Over 32% of Vermonters cannot afford either enough food or enough nutritious food. I’ve known some hard times, both growing up and as a young adult striking out on my own with limited job skills (and a degree in dance), and I’ve benefited from forms of public assistance at those stages of my life, but these days I’m blessed with a comfortable income that allows me to eat bountiful and healthy meals, and to enjoy and support Vermont’s vibrant local foods movement.

This shouldn’t feel like a luxury, but it is. The point of the 3Squares Challenge is to gain new understanding of the daily realities of food insecurity. Like the panic I feel when I open the bread we bought on Sunday and realize it’s already almost gone on Tuesday morning, because my daughter made herself an extra peanut butter and jelly sandwich for a snack. I mentally calculate how another loaf of bread will impact the ten dollars worth of grocery money we have left for the week. I take sandwiches off my own menu.
Normally, my diet focuses on nutrient-dense choices like high-quality, locally-raised meats and organic fruits and vegetables. I play around with things like paleo and special elimination diets, to see if it makes me feel healthier. I special order grass fed gelatin to add to smoothies. This week, I’m eating pasta (2 for $1), oatmeal, potatoes and white rice as staples, to try to stretch out the frozen vegetables, chicken, tuna, peanut butter, eggs and beans.

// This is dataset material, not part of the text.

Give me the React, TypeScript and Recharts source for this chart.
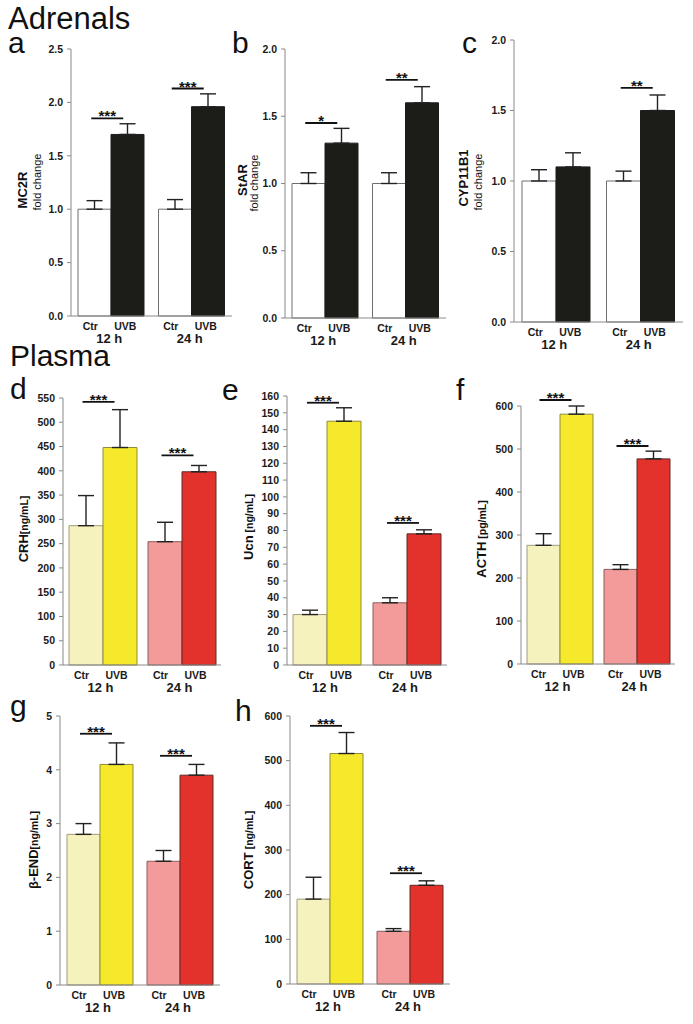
import React from "react";
import { BarChart, Bar, XAxis, YAxis, ErrorBar, Cell, ReferenceDot } from "recharts";

const FONT = "'Liberation Sans', Arial, Helvetica, sans-serif";

const groups = ["12 h", "24 h"];
const subLabels = ["Ctr", "UVB"];

// a - MC2R fold change
const mc2rCtr = [1.0, 1.0];
const mc2rCtrErr = [0.08, 0.09];
const mc2rUvb = [1.7, 1.96];
const mc2rUvbErr = [0.1, 0.12];
const mc2rSig = [1.85, 2.13];
const mc2rStars = ["***", "***"];
const mc2rTicks = [0, 0.5, 1, 1.5, 2, 2.5];

// b - StAR fold change
const starCtr = [1.0, 1.0];
const starCtrErr = [0.08, 0.08];
const starUvb = [1.3, 1.6];
const starUvbErr = [0.11, 0.12];
const starSig = [1.45, 1.77];
const starStars = ["*", "**"];
const starTicks = [0, 0.5, 1, 1.5, 2];

// c - CYP11B1 fold change
const cypCtr = [1.0, 1.0];
const cypCtrErr = [0.08, 0.07];
const cypUvb = [1.1, 1.5];
const cypUvbErr = [0.1, 0.11];
const cypSig = [null, 1.66];
const cypStars = ["", "**"];
const cypTicks = [0, 0.5, 1, 1.5, 2];

// d - CRH
const crhCtr = [287, 254];
const crhCtrErr = [62, 40];
const crhUvb = [448, 398];
const crhUvbErr = [78, 13];
const crhSig = [542, 432];
const crhStars = ["***", "***"];
const crhTicks = [0, 50, 100, 150, 200, 250, 300, 350, 400, 450, 500, 550];

// e - Ucn
const ucnCtr = [30, 37];
const ucnCtrErr = [2.6, 3];
const ucnUvb = [145, 78];
const ucnUvbErr = [8, 2.4];
const ucnSig = [156, 84.5];
const ucnStars = ["***", "***"];
const ucnTicks = [0, 10, 20, 30, 40, 50, 60, 70, 80, 90, 100, 110, 120, 130, 140, 150, 160];

// f - ACTH
const acthCtr = [276, 220];
const acthCtrErr = [27, 11];
const acthUvb = [581, 477];
const acthUvbErr = [19, 18];
const acthSig = [614, 507];
const acthStars = ["***", "***"];
const acthTicks = [0, 100, 200, 300, 400, 500, 600];

// g - beta-END
const endCtr = [2.8, 2.3];
const endCtrErr = [0.2, 0.2];
const endUvb = [4.1, 3.9];
const endUvbErr = [0.4, 0.2];
const endSig = [4.67, 4.26];
const endStars = ["***", "***"];
const endTicks = [0, 1, 2, 3, 4, 5];

// h - CORT
const cortCtr = [190, 118];
const cortCtrErr = [49, 6];
const cortUvb = [516, 221];
const cortUvbErr = [47, 10];
const cortSig = [578, 248];
const cortStars = ["***", "***"];
const cortTicks = [0, 100, 200, 300, 400, 500, 600];

const adrenalCtrFill = ["#ffffff", "#ffffff"];
const adrenalCtrStroke = ["#6e6e6e", "#6e6e6e"];
const adrenalUvbFill = ["#1c1c19", "#1c1c19"];
const adrenalUvbStroke = ["#1c1c19", "#1c1c19"];
const plasmaCtrFill = ["#f6f2bd", "#f39b9a"];
const plasmaCtrStroke = ["#9f9b7c", "#8a5c5c"];
const plasmaUvbFill = ["#f6e92b", "#e3312b"];
const plasmaUvbStroke = ["#8f8a3c", "#5e2a27"];

function GroupTick(props: any) {
  const { x, y, payload } = props;
  const st = { fontFamily: FONT, fontWeight: 700, fill: "#1a1a1a" } as const;
  return (
    <g>
      <text x={x - 21} y={y + 14} textAnchor="middle" fontSize={10.5} style={st}>
        {subLabels[0]}
      </text>
      <text x={x + 14} y={y + 14} textAnchor="middle" fontSize={10.5} style={st}>
        {subLabels[1]}
      </text>
      <text x={x - 2} y={y + 27} textAnchor="middle" fontSize={13} style={st}>
        {payload.value}
      </text>
    </g>
  );
}

function SigMark(props: any) {
  const { cx, cy, stars } = props;
  if (cx == null || cy == null || isNaN(cy)) return <g />;
  return (
    <g>
      <line x1={cx - 20} y1={cy} x2={cx + 12} y2={cy} stroke="#111" strokeWidth={1.8} />
      <text
        x={cx - 4}
        y={cy + 3}
        textAnchor="middle"
        fontSize={15}
        fontWeight={700}
        fontFamily={FONT}
        fill="#111">
        {stars}
      </text>
    </g>
  );
}

type PanelProps = {
  ctr: number[];
  ctrErr: number[];
  uvb: number[];
  uvbErr: number[];
  sig: (number | null)[];
  stars: string[];
  ticks: number[];
  decimals: number;
  plotLeft: number;
  yTop: number;
  y0: number;
  plotRight: number;
  gap: number;
  ctrFill: string[];
  ctrStroke: string[];
  uvbFill: string[];
  uvbStroke: string[];
};

function Panel(p: PanelProps) {
  const left = p.plotLeft - 50;
  const top = p.yTop - 30;
  const width = p.plotRight - left + 6;
  const height = p.y0 - top + 40;
  const data = groups.map((g, i) => ({
    group: g,
    ctr: p.ctr[i],
    ctrErr: [0, p.ctrErr[i]],
    uvb: p.uvb[i],
    uvbErr: [0, p.uvbErr[i]],
  }));
  const max = p.ticks[p.ticks.length - 1];
  return (
    <div style={{ position: "absolute", left, top, width, height }}>
      <BarChart
        width={width}
        height={height}
        data={data}
        barCategoryGap={p.gap}
        barGap={0}
        margin={{ top: 30, right: 6, left: 10, bottom: 4 }}>
        <XAxis
          dataKey="group"
          interval={0}
          tickLine={false}
          tickSize={0}
          tickMargin={0}
          height={36}
          axisLine={{ stroke: "#8a8a8a" }}
          tick={(t: any) => <GroupTick {...t} />}
        />
        <YAxis
          type="number"
          domain={[0, max]}
          ticks={p.ticks}
          interval={0}
          width={40}
          tickSize={4}
          tickMargin={4}
          axisLine={{ stroke: "#8a8a8a" }}
          tickLine={{ stroke: "#8a8a8a" }}
          tickFormatter={(v: number) => v.toFixed(p.decimals)}
          tick={{ fontSize: 10.5, fontWeight: 700, fill: "#1a1a1a", fontFamily: FONT }}
        />
        <Bar dataKey="ctr" isAnimationActive={false} strokeWidth={1}>
          {data.map((d, i) => (
            <Cell key={d.group} fill={p.ctrFill[i]} stroke={p.ctrStroke[i]} />
          ))}
          <ErrorBar dataKey="ctrErr" width={8} stroke="#222" strokeWidth={1.4} direction="y" />
        </Bar>
        <Bar dataKey="uvb" isAnimationActive={false} strokeWidth={1}>
          {data.map((d, i) => (
            <Cell key={d.group} fill={p.uvbFill[i]} stroke={p.uvbStroke[i]} />
          ))}
          <ErrorBar dataKey="uvbErr" width={8} stroke="#222" strokeWidth={1.4} direction="y" />
        </Bar>
        {groups.map((g, i) =>
          p.sig[i] == null ? null : (
            <ReferenceDot
              key={g}
              x={g}
              y={p.sig[i] as number}
              r={1}
              ifOverflow="visible"
              shape={(s: any) => <SigMark cx={s.cx} cy={s.cy} stars={p.stars[i]} />}
            />
          )
        )}
      </BarChart>
    </div>
  );
}

const txt = { fontFamily: FONT, fill: "#111" } as const;

function VLabel(props: { x: number; y: number; children: React.ReactNode; size: number; bold?: boolean }) {
  return (
    <text
      transform={`translate(${props.x},${props.y}) rotate(-90)`}
      textAnchor="middle"
      fontSize={props.size}
      fontWeight={props.bold ? 700 : 400}
      style={txt}>
      {props.children}
    </text>
  );
}

function UnitLabel(props: { x: number; y: number; main: string; unit: string }) {
  return (
    <text
      transform={`translate(${props.x},${props.y}) rotate(-90)`}
      textAnchor="middle"
      fontWeight={700}
      style={txt}>
      <tspan fontSize={13}>{props.main}</tspan>
      <tspan fontSize={10.5}>{props.unit}</tspan>
    </text>
  );
}

export default function App() {
  const adrenal = {
    ctrFill: adrenalCtrFill,
    ctrStroke: adrenalCtrStroke,
    uvbFill: adrenalUvbFill,
    uvbStroke: adrenalUvbStroke,
    decimals: 1,
  };
  const plasma = {
    ctrFill: plasmaCtrFill,
    ctrStroke: plasmaCtrStroke,
    uvbFill: plasmaUvbFill,
    uvbStroke: plasmaUvbStroke,
    decimals: 0,
  };
  return (
    <div
      style={{
        position: "absolute",
        left: 0,
        top: 0,
        width: 693,
        height: 1024,
        background: "#fff",
        overflow: "hidden",
      }}>
      <Panel {...adrenal} ctr={mc2rCtr} ctrErr={mc2rCtrErr} uvb={mc2rUvb} uvbErr={mc2rUvbErr}
        sig={mc2rSig} stars={mc2rStars} ticks={mc2rTicks}
        plotLeft={71} yTop={49} y0={316} plotRight={232} gap={7} />
      <Panel {...adrenal} ctr={starCtr} ctrErr={starCtrErr} uvb={starUvb} uvbErr={starUvbErr}
        sig={starSig} stars={starStars} ticks={starTicks}
        plotLeft={285} yTop={49} y0={318} plotRight={446} gap={7} />
      <Panel {...adrenal} ctr={cypCtr} ctrErr={cypCtrErr} uvb={cypUvb} uvbErr={cypUvbErr}
        sig={cypSig} stars={cypStars} ticks={cypTicks}
        plotLeft={514} yTop={40} y0={322} plotRight={683} gap={8} />
      <Panel {...plasma} ctr={crhCtr} ctrErr={crhCtrErr} uvb={crhUvb} uvbErr={crhUvbErr}
        sig={crhSig} stars={crhStars} ticks={crhTicks}
        plotLeft={63} yTop={398} y0={665} plotRight={221} gap={6} />
      <Panel {...plasma} ctr={ucnCtr} ctrErr={ucnCtrErr} uvb={ucnUvb} uvbErr={ucnUvbErr}
        sig={ucnSig} stars={ucnStars} ticks={ucnTicks}
        plotLeft={287} yTop={396} y0={665} plotRight={447} gap={6} />
      <Panel {...plasma} ctr={acthCtr} ctrErr={acthCtrErr} uvb={acthUvb} uvbErr={acthUvbErr}
        sig={acthSig} stars={acthStars} ticks={acthTicks}
        plotLeft={521} yTop={406} y0={664} plotRight={675} gap={6} />
      <Panel {...plasma} ctr={endCtr} ctrErr={endCtrErr} uvb={endUvb} uvbErr={endUvbErr}
        sig={endSig} stars={endStars} ticks={endTicks}
        plotLeft={60} yTop={716} y0={985} plotRight={220} gap={7} />
      <Panel {...plasma} ctr={cortCtr} ctrErr={cortCtrErr} uvb={cortUvb} uvbErr={cortUvbErr}
        sig={cortSig} stars={cortStars} ticks={cortTicks}
        plotLeft={290} yTop={716} y0={984} plotRight={450} gap={7} />

      <svg
        width={693}
        height={1024}
        style={{ position: "absolute", left: 0, top: 0, pointerEvents: "none" }}>
        <text x={8} y={29} fontSize={31} style={txt}>Adrenals</text>
        <text x={10} y={366} fontSize={30} style={txt}>Plasma</text>

        <text x={8} y={53} fontSize={30} style={txt}>a</text>
        <text x={232} y={53} fontSize={30} style={txt}>b</text>
        <text x={462} y={53} fontSize={30} style={txt}>c</text>
        <text x={10} y={399} fontSize={30} style={txt}>d</text>
        <text x={222} y={400} fontSize={30} style={txt}>e</text>
        <text x={456} y={400} fontSize={30} style={txt}>f</text>
        <text x={10} y={716} fontSize={30} style={txt}>g</text>
        <text x={235} y={721} fontSize={30} style={txt}>h</text>

        <VLabel x={27} y={190} size={13} bold>MC2R</VLabel>
        <VLabel x={41} y={182} size={11}>fold change</VLabel>
        <VLabel x={247} y={180} size={13} bold>StAR</VLabel>
        <VLabel x={258} y={183} size={11}>fold change</VLabel>
        <VLabel x={468} y={178} size={13} bold>CYP11B1</VLabel>
        <VLabel x={482} y={182} size={11}>fold change</VLabel>

        <UnitLabel x={28} y={529} main="CRH" unit="[ng/mL]" />
        <UnitLabel x={253} y={527} main="Ucn" unit=" [ng/mL]" />
        <UnitLabel x={486} y={539} main="ACTH" unit=" [pg/mL]" />
        <UnitLabel x={38} y={850} main="β-END" unit="[ng/mL]" />
        <UnitLabel x={253} y={850} main="CORT" unit=" [ng/mL]" />
      </svg>
    </div>
  );
}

I don’t pretend to know, at this point in my life, what the realties of hunger and food insecurity are week in and week out, but I will work to end hunger in our community. Twenty-six percent of Burlington residents live in poverty. In homes where a woman is the head of household, that number is closer to 40%. When we talk about what makes Burlington a healthy and livable community, we have to also ask ourselves who really gets to live here with ease and comfort. And then we have to ask how to do better.